#### WHAT THE TASK REQUIRES:
Repeat the material exactly from its first line to the line that includes "fig = go.Figure()". Skip pictures.

— Start —

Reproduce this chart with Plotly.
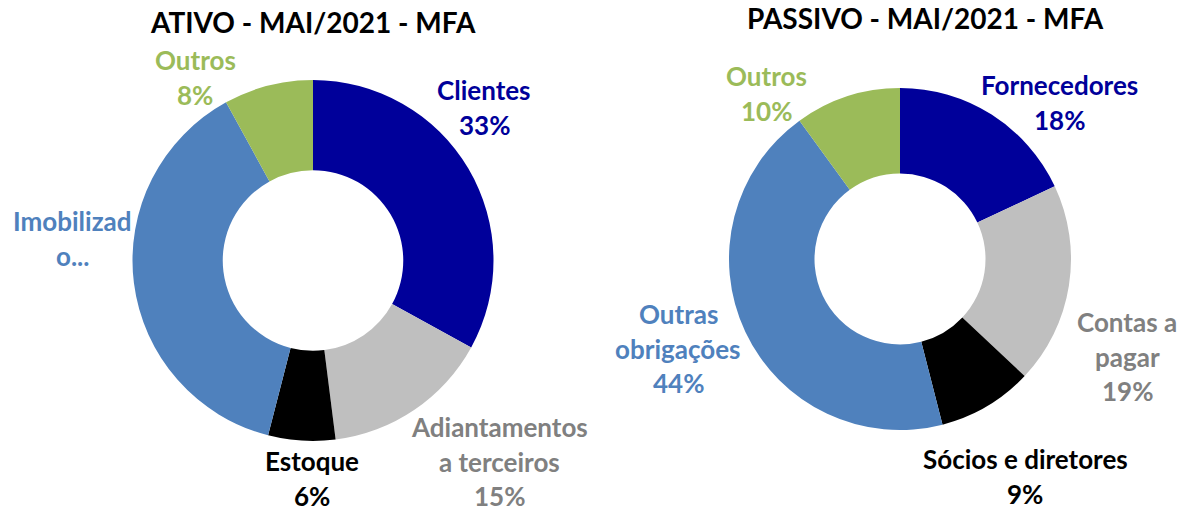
import plotly.graph_objects as go

# ---- data ----
ativo_labels = ["Clientes", "Adiantamentos a terceiros", "Estoque", "Imobilizado", "Outros"]
ativo_values = [33, 15, 6, 38, 8]
ativo_text = [["Clientes", "33%"], ["Adiantamentos", "a terceiros", "15%"], ["Estoque", "6%"],
              ["Imobilizad", "o..."], ["Outros", "8%"]]

passivo_labels = ["Fornecedores", "Contas a pagar", "Sócios e diretores", "Outras obrigações", "Outros"]
passivo_values = [18, 19, 9, 44, 10]
passivo_text = [["Fornecedores", "18%"], ["Contas a", "pagar", "19%"], ["Sócios e diretores", "9%"],
                ["Outras", "obrigações", "44%"], ["Outros", "10%"]]

titles = ["ATIVO - MAI/2021 - MFA", "PASSIVO - MAI/2021 - MFA"]

# ---- styles / layout ----
W, H = 1187, 514
OFF = 0  # page body margin removed via post_script
slice_colors = ["#00009A", "#BFBFBF", "#000000", "#4F81BD", "#9BBB59"]
text_colors = ["#00009A", "#808080", "#000000", "#4F81BD", "#9BBB59"]
FONT = "Lato"
LINE = 34.5

# label anchor (center x, first-line y) in reference pixels
ativo_pos = [(484, 90), (500, 427), (312, 461), (72, 221), (195, 60)]
passivo_pos = [(1059, 85), (1127, 322), (1025, 459), (678, 314), (766, 76)]
title_pos = [(313, 22), (925, 18)]

def px(x, y):
    return (x - OFF) / W, 1 - (y - OFF) / H

fig = go.Figure()

# pies with domains in reference pixels: (left, right, top, bottom)
doms = [(132, 494, 80, 441), (729, 1071, 88, 430)]
for vals, labs, d in zip([ativo_values, passivo_values], [ativo_labels, passivo_labels], doms):
    x0, y0 = px(d[0], d[3])
    x1, y1 = px(d[1], d[2])
    fig.add_trace(go.Pie(
        labels=labs, values=vals, hole=0.5, sort=False, direction="clockwise", rotation=0,
        marker=dict(colors=slice_colors, line=dict(width=0)),
        textinfo="none", showlegend=False, hoverinfo="label+percent",
        domain=dict(x=[x0, x1], y=[y0, y1]),
    ))

annotations = []
for texts, poss in [(ativo_text, ativo_pos), (passivo_text, passivo_pos)]:
    for i, (lines, (x, y)) in enumerate(zip(texts, poss)):
        for k, line in enumerate(lines):
            ax, ay = px(x, y + k * LINE)
            annotations.append(dict(
                text=f"<b>{line}</b>", x=ax, y=ay, xref="paper", yref="paper",
                xanchor="center", yanchor="middle", showarrow=False,
                font=dict(family=FONT, size=26, color=text_colors[i])))

for t, (x, y) in zip(titles, title_pos):
    ax, ay = px(x, y)
    annotations.append(dict(text=f"<b>{t}</b>", x=ax, y=ay, xref="paper", yref="paper",
                            xanchor="center", yanchor="middle", showarrow=False,
                            font=dict(family=FONT, size=28, color="#000000")))

fig.update_layout(
    width=W, height=H, margin=dict(l=0, r=0, t=0, b=0),
    paper_bgcolor="white", plot_bgcolor="white",
    annotations=annotations,
)

fig.write_html("out.html", config={"displayModeBar": False},
               post_script="document.body.style.margin='0';")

— End —

#### COMPLETED EXERCISE:
Reproduce this chart with Plotly.
import plotly.graph_objects as go

# ---- data ----
ativo_labels = ["Clientes", "Adiantamentos a terceiros", "Estoque", "Imobilizado", "Outros"]
ativo_values = [33, 15, 6, 38, 8]
ativo_text = [["Clientes", "33%"], ["Adiantamentos", "a terceiros", "15%"], ["Estoque", "6%"],
              ["Imobilizad", "o..."], ["Outros", "8%"]]

passivo_labels = ["Fornecedores", "Contas a pagar", "Sócios e diretores", "Outras obrigações", "Outros"]
passivo_values = [18, 19, 9, 44, 10]
passivo_text = [["Fornecedores", "18%"], ["Contas a", "pagar", "19%"], ["Sócios e diretores", "9%"],
                ["Outras", "obrigações", "44%"], ["Outros", "10%"]]

titles = ["ATIVO - MAI/2021 - MFA", "PASSIVO - MAI/2021 - MFA"]

# ---- styles / layout ----
W, H = 1187, 514
OFF = 0  # page body margin removed via post_script
slice_colors = ["#00009A", "#BFBFBF", "#000000", "#4F81BD", "#9BBB59"]
text_colors = ["#00009A", "#808080", "#000000", "#4F81BD", "#9BBB59"]
FONT = "Lato"
LINE = 34.5

# label anchor (center x, first-line y) in reference pixels
ativo_pos = [(484, 90), (500, 427), (312, 461), (72, 221), (195, 60)]
passivo_pos = [(1059, 85), (1127, 322), (1025, 459), (678, 314), (766, 76)]
title_pos = [(313, 22), (925, 18)]

def px(x, y):
    return (x - OFF) / W, 1 - (y - OFF) / H

fig = go.Figure()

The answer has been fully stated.